Lorey sees this form of democracy, present in the assembly of the multitude, as embodied in a number of protest movements. Among others, she mentions the Paris Commune, the Movimiento 15-M in Spain as well as Occupy. These all, for her, fundamentally break with the idea of a democratic movement needing to wed itself to a united demos to be effective. One should note, however, that her position on these issues is not without its critics. In the German-speaking context, Juliane Rebentisch and Marina Martinez Mateo have offered forceful defences of a representative democracy open to plurality and transformation. It is instructive to trace how they too engage in a critical discussion of Rousseau’s argument for the festival, only to arrive at vastly different results than Lorey. Both see representation as unavoidable for any foundation of political sovereignty, and thus something to be attentively cared for instead of neglected.

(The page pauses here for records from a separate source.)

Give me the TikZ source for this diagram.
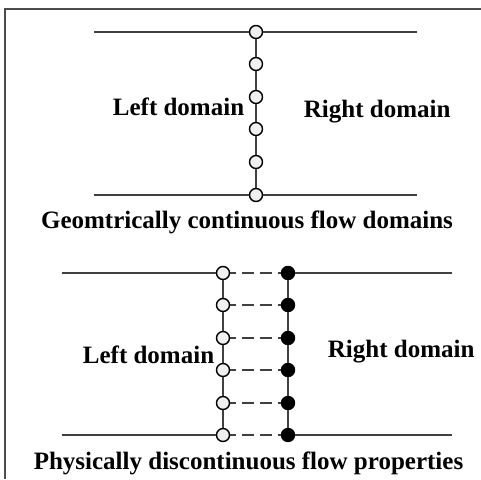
\documentclass[tikz,border=0pt]{standalone}
\usepackage{fontspec}
\setmainfont{Liberation Serif}
\begin{document}
\begin{tikzpicture}[x=1pt,y=-1pt,line width=1.8pt,
  opendot/.style={circle,draw=black,fill=white!94!black,line width=1.4pt,inner sep=0pt,minimum size=13pt},
  fulldot/.style={circle,draw=black,fill=black,line width=1.4pt,inner sep=0pt,minimum size=13pt},
  lbl/.style={font=\bfseries\fontsize{25}{28}\selectfont,inner sep=0pt},
  gap/.style={dash pattern=on 12pt off 6pt,dash phase=6pt}]
  \useasboundingbox (0,0) rectangle (481,479);
  \draw[black!70,line width=1.8pt] (5,479) -- (5,9) -- (481,9);
  % continuous interface
  \foreach \y [count=\i from 0] in {32,64,97,129,162,195}
    \node[opendot] (c\i) at (256,\y) {};
  \foreach \i [count=\j from 1] in {0,...,4}
    \draw[black!75] (c\i) -- (c\j);
  \coordinate (ctl) at (94,32);  \coordinate (ctr) at (417,32);
  \coordinate (cbl) at (94,195); \coordinate (cbr) at (417,195);
  \draw[black!75] (ctl) -- (c0) (c0) -- (ctr);
  \draw[black!75] (cbl) -- (c5) (c5) -- (cbr);
  \node[lbl,anchor=base west] (cleft) at (112,115) {Left domain};
  \node[lbl,anchor=base west] (cright) at (303,117) {Right domain};
  \node[lbl,anchor=base] (ccap) at (247,228) {Geomtrically continuous flow domains};
  % discontinuous interface
  \foreach \y [count=\i from 0] in {273,305,338,370,403,435} {
    \node[opendot] (l\i) at (223,\y) {};
    \node[fulldot] (r\i) at (288,\y) {};
    \draw[black!75,gap] (l\i) -- (r\i);
  }
  \foreach \i [count=\j from 1] in {0,...,4} {
    \draw[black!75] (l\i) -- (l\j);
    \draw[black!75] (r\i) -- (r\j);
  }
  \coordinate (dtl) at (62,273);  \coordinate (dtr) at (452,273);
  \coordinate (dbl) at (62,435);  \coordinate (dbr) at (452,435);
  \draw[black!75] (dtl) -- (l0) (r0) -- (dtr);
  \draw[black!75] (dbl) -- (l5) (r5) -- (dbr);
  \node[lbl,anchor=base west] (dleft) at (82,363) {Left domain};
  \node[lbl,anchor=base west] (dright) at (327,357) {Right domain};
  \node[lbl,anchor=base] (dcap) at (248.5,469) {Physically discontinuous flow properties};
\end{tikzpicture}
\end{document}
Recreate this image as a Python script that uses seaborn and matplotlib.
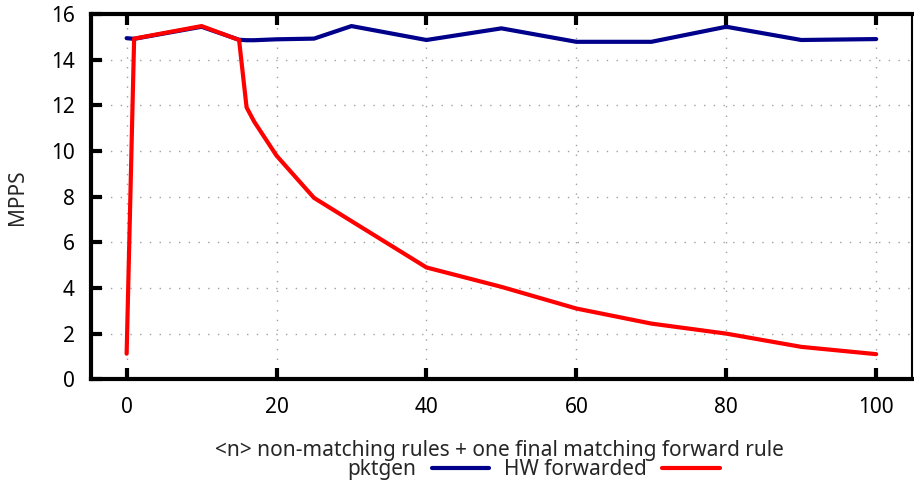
import matplotlib
matplotlib.use("Agg")
import matplotlib.pyplot as plt
import seaborn as sns
import pandas as pd

# rule counts on the x axis
rules = [0, 1, 10, 15, 16, 17, 20, 25, 30, 40, 50, 60, 70, 80, 90, 100]
pktgen = [14.95, 14.92, 15.45, 14.88, 14.86, 14.86, 14.9, 14.93, 15.48, 14.87,
          15.38, 14.79, 14.79, 15.45, 14.87, 14.91]
hw_forwarded = [1.12, 14.93, 15.48, 14.87, 11.92, 11.3, 9.8, 7.95, 6.93, 4.9,
                4.05, 3.1, 2.44, 2.0, 1.42, 1.1]

df = pd.DataFrame({"rules": rules, "pktgen": pktgen, "HW forwarded": hw_forwarded})
long = df.melt(id_vars="rules", var_name="series", value_name="mpps")

sns.set_style("white")
plt.rcParams["font.family"] = ["Noto Sans", "DejaVu Sans"]
fs = 15

fig, ax = plt.subplots(figsize=(9.14, 4.90), dpi=100)
fig.subplots_adjust(left=0.1, right=0.998, top=0.971, bottom=0.226)

sns.lineplot(data=long, x="rules", y="mpps", hue="series",
             palette={"pktgen": "#00008b", "HW forwarded": "#ff0000"},
             linewidth=3, ax=ax, legend=False)

ax.set_xlim(-4.7, 104.8)
ax.set_ylim(0, 16)
ax.set_xticks(range(0, 101, 20))
ax.set_yticks(range(0, 17, 2))
ax.grid(True, color="#a0a0a0", linestyle=(0, (1, 6)), linewidth=1)
ax.tick_params(axis="both", direction="in", length=8, width=3, labelsize=fs,
               colors="black")
ax.tick_params(axis="x", top=True, labeltop=False, bottom=True, pad=13)
ax.tick_params(axis="y", left=True, right=False, pad=12)

for side in ["left", "bottom", "top"]:
    ax.spines[side].set_linewidth(3)
    ax.spines[side].set_color("black")
ax.spines["right"].set_linewidth(1.5)
ax.spines["right"].set_color("black")

ax.set_xlabel("<n> non-matching rules + one final matching forward rule",
              fontsize=fs)
ax.xaxis.set_label_coords(0.4976, -0.195)
ax.xaxis.label.set_va("center")
ax.set_ylabel("MPPS", fontsize=fs)
ax.yaxis.set_label_coords(-0.090, 0.5)
ax.yaxis.label.set_va("center")

handles = [plt.Line2D([], [], color="#00008b", lw=3),
           plt.Line2D([], [], color="#ff0000", lw=3)]
fig.legend(handles, ["pktgen", "HW forwarded"], loc="center",
           bbox_to_anchor=(0.5837, 0.041), ncol=2, frameon=False,
           markerfirst=False, fontsize=fs, handlelength=2.75,
           columnspacing=0.7, handletextpad=0.75, borderpad=0)

fig.savefig("out.png", dpi=100)
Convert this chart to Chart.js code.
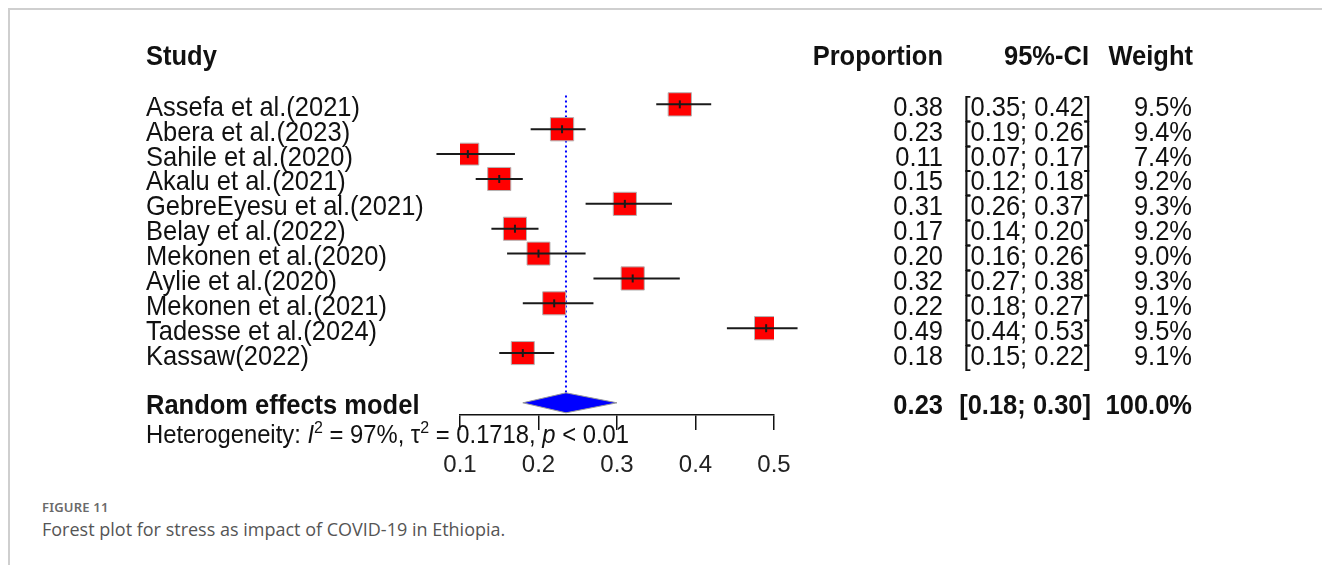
<!DOCTYPE html>
<html>
<head>
<meta charset="utf-8">
<script src="https://cdn.jsdelivr.net/npm/chart.js@4.4.1/dist/chart.umd.min.js"></script>
<style>
  html, body { margin: 0; padding: 0; background: #fff; width: 1322px; height: 565px; overflow: hidden; }
  #frame { position: absolute; left: 8px; top: 8px; width: 1400px; height: 700px; border-top: 2px solid #cfcfcf; border-left: 2px solid #cfcfcf; }
  #plot { position: absolute; left: 0; top: 0; }
  .fig-no { position: absolute; left: 42px; top: 498px; font: 600 13px "Noto Sans", sans-serif; color: #6a6a6a; letter-spacing: 0.2px; }
  .fig-cap { position: absolute; left: 42px; top: 517px; font: 400 18px "Open Sans", sans-serif; color: #555; }
</style>
</head>
<body>
<div id="frame"></div>
<canvas id="plot" width="1322" height="490"></canvas>
<div class="fig-no">FIGURE 11</div>
<div class="fig-cap">Forest plot for stress as impact of COVID-19 in Ethiopia.</div>
<script>
// Study data
const studies = ['Assefa et al.(2021)', 'Abera et al.(2023)', 'Sahile et al.(2020)', 'Akalu et al.(2021)',
    'GebreEyesu et al.(2021)', 'Belay et al.(2022)', 'Mekonen et al.(2020)', 'Aylie et al.(2020)',
    'Mekonen et al.(2021)', 'Tadesse et al.(2024)', 'Kassaw(2022)'];
const proportion = [0.38, 0.23, 0.11, 0.15, 0.31, 0.17, 0.20, 0.32, 0.22, 0.49, 0.18];
const ciLower = [0.35, 0.19, 0.07, 0.12, 0.26, 0.14, 0.16, 0.27, 0.18, 0.44, 0.15];
const ciUpper = [0.42, 0.26, 0.17, 0.18, 0.37, 0.20, 0.26, 0.38, 0.27, 0.53, 0.22];
const weights = [9.5, 9.4, 7.4, 9.2, 9.3, 9.2, 9.0, 9.3, 9.1, 9.5, 9.1];

// Random effects model
const pooled = 0.235;
const pooledLower = 0.18;
const pooledUpper = 0.30;
const pooledText = ['0.23', '[0.18; 0.30]', '100.0%'];

const xTicks = [0.1, 0.2, 0.3, 0.4, 0.5];
const pooledRow = studies.length + 1;

const FONT = '"Liberation Sans", Arial, sans-serif';

function squareSide(w) {
    return 23.3 * Math.pow(w / 9.5, 0.25);
}

function drawText(ctx, str, x, y, align, font, color) {
    ctx.save();
    ctx.font = font;
    ctx.fillStyle = color || '#111';
    ctx.textAlign = align;
    ctx.textBaseline = 'alphabetic';
    ctx.translate(x, y);
    ctx.scale(1, 1.08);
    ctx.fillText(str, 0, 0);
    ctx.restore();
}

// CI whiskers, reference line, diamond and table text
const forestPlugin = {
    id: 'forest',
    beforeDatasetsDraw(chart) {
        const ctx = chart.ctx;
        const xs = chart.scales.x, ys = chart.scales.y;
        // dotted line at pooled estimate
        ctx.save();
        ctx.strokeStyle = '#0000ff';
        ctx.lineWidth = 2;
        ctx.setLineDash([2, 3]);
        ctx.beginPath();
        ctx.moveTo(xs.getPixelForValue(pooled), ys.getPixelForValue(-0.36));
        ctx.lineTo(xs.getPixelForValue(pooled), ys.getPixelForValue(pooledRow - 0.4));
        ctx.stroke();
        ctx.restore();
    },
    afterDatasetsDraw(chart) {
        const ctx = chart.ctx;
        const xs = chart.scales.x, ys = chart.scales.y;
        ctx.save();
        ctx.strokeStyle = '#1a1a1a';
        ctx.lineWidth = 2;
        studies.forEach((s, i) => {
            const y = ys.getPixelForValue(i);
            ctx.beginPath();
            ctx.moveTo(xs.getPixelForValue(ciLower[i]), y);
            ctx.lineTo(xs.getPixelForValue(ciUpper[i]), y);
            ctx.stroke();
            const cx = xs.getPixelForValue(proportion[i]);
            ctx.beginPath();
            ctx.moveTo(cx, y - 4);
            ctx.lineTo(cx, y + 4);
            ctx.stroke();
        });
        // diamond
        const py = ys.getPixelForValue(pooledRow);
        const h = 10;
        ctx.beginPath();
        ctx.moveTo(xs.getPixelForValue(pooledLower), py);
        ctx.lineTo(xs.getPixelForValue(pooled), py - h);
        ctx.lineTo(xs.getPixelForValue(pooledUpper), py);
        ctx.lineTo(xs.getPixelForValue(pooled), py + h);
        ctx.closePath();
        ctx.fillStyle = '#0000ff';
        ctx.fill();
        ctx.strokeStyle = '#9a9a9a';
        ctx.lineWidth = 1;
        ctx.stroke();
        ctx.restore();
    },
    afterDraw(chart) {
        const ctx = chart.ctx;
        const ys = chart.scales.y;
        const reg = '25.5px ' + FONT;
        const bold = 'bold 25.5px ' + FONT;
        const base = r => ys.getPixelForValue(r) + 11.5;

        // header
        drawText(ctx, 'Study', 146, base(-2) - 1, 'left', bold);
        drawText(ctx, 'Proportion', 943, base(-2) - 1, 'right', bold);
        drawText(ctx, '95%-CI', 1089, base(-2) - 1, 'right', bold);
        drawText(ctx, 'Weight', 1193, base(-2) - 1, 'right', bold);

        studies.forEach((s, i) => {
            drawText(ctx, s, 146, base(i), 'left', reg);
            drawText(ctx, proportion[i].toFixed(2), 943, base(i), 'right', reg);
            drawText(ctx, '[' + ciLower[i].toFixed(2) + '; ' + ciUpper[i].toFixed(2) + ']', 1091, base(i), 'right', reg);
            drawText(ctx, weights[i].toFixed(1) + '%', 1192, base(i), 'right', reg);
        });

        drawText(ctx, 'Random effects model', 146, base(pooledRow), 'left', bold);
        drawText(ctx, pooledText[0], 943, base(pooledRow), 'right', bold);
        drawText(ctx, pooledText[1], 1091, base(pooledRow), 'right', bold);
        drawText(ctx, pooledText[2], 1192, base(pooledRow), 'right', bold);

        // heterogeneity line
        const hy = ys.getPixelForValue(pooledRow + 1.2) + 10;
        const hf = '23.8px ' + FONT;
        const hi = 'italic 23.8px ' + FONT;
        const sup = '16px ' + FONT;
        const parts = [
            ['Heterogeneity: ', hf, 0],
            ['I', hi, 0],
            ['2', sup, -10],
            [' = 97%, \u03c4', hf, 0],
            ['2', sup, -10],
            [' = 0.1718, ', hf, 0],
            ['p', hi, 0],
            [' < 0.01', hf, 0]
        ];
        let x = 146;
        parts.forEach(p => {
            drawText(ctx, p[0], x, hy + p[2], 'left', p[1]);
            ctx.font = p[1];
            x += ctx.measureText(p[0]).width;
        });
    }
};

const ctx = document.getElementById('plot').getContext('2d');
new Chart(ctx, {
    type: 'scatter',
    data: {
        datasets: [{
            data: studies.map((s, i) => ({ x: proportion[i], y: i })),
            pointStyle: 'rect',
            pointRadius: c => squareSide(weights[c.dataIndex]) / Math.SQRT2,
            pointHoverRadius: c => squareSide(weights[c.dataIndex]) / Math.SQRT2,
            backgroundColor: '#ff0000',
            borderColor: '#b4b4b4',
            borderWidth: 1
        }]
    },
    options: {
        responsive: false,
        animation: false,
        devicePixelRatio: 1,
        layout: { padding: { left: 460, right: 548, top: 5, bottom: 0 } },
        plugins: { legend: { display: false }, tooltip: { enabled: false } },
        scales: {
            x: {
                type: 'linear',
                min: 0.1,
                max: 0.5,
                afterFit: s => { s.height = 75; },
                afterBuildTicks: s => { s.ticks = xTicks.map(v => ({ value: v })); },
                ticks: {
                    callback: v => v.toFixed(1),
                    font: { family: FONT, size: 24 },
                    color: '#222',
                    padding: 21
                },
                grid: { drawOnChartArea: false, drawTicks: true, tickLength: 15, color: '#111', lineWidth: 1.5 },
                border: { display: true, color: '#111', width: 1.5 }
            },
            y: {
                type: 'linear',
                reverse: true,
                min: -3.494,
                max: 12.49,
                display: false
            }
        }
    },
    plugins: [forestPlugin]
});
</script>
</body>
</html>
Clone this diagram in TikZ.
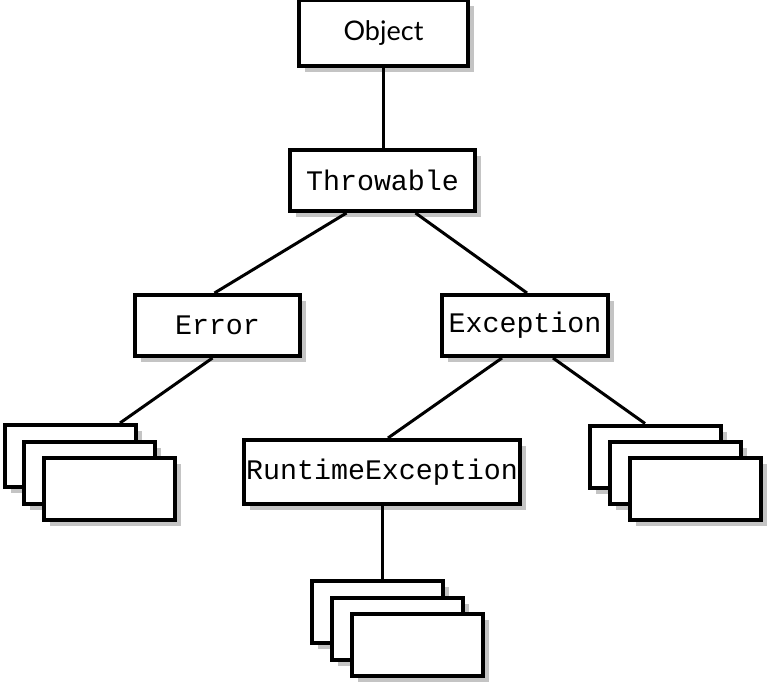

Finally, there is a last question that Lorey must face. Since hers is a work that attempts to take seriously a present that does not content itself with being postponed, should it not assure us that it is open to all methods available to tackle this very present’s demands? How, for instance, are we to approach the striking climate catastrophe if not by an imperfect body of global governance? Do we need to abandon these systems completely, or should we, begrudgingly, at least partially play with the cards we are dealt with? Are the people in Ukraine best helped by being advised to ‘de-subjectivise’, as Lorey contended in April 2022? Or might it not be the case that Russia’s imperialist claim to hegemony leaves no alternative than for the people of Ukraine to assert themselves as Ukrainians in an emphatic sense?
There are no clear-cut answers to these questions, which makes them all the more worth engaging with. It is to Lorey’s credit that she has initiated an exchange between political activism and political theory, placing them on an equal footing, although it is unclear whether this suffices for an all-inclusive account of the possibilities open to emancipatory politics today. If it does not, then the book at the least offers an elaborate sketch of a form of political organisation that has hitherto been neglected as well as a scathing critique of the representationalist paradigm that needs to be taken into account whenever inclusion is spoken of too frivolously.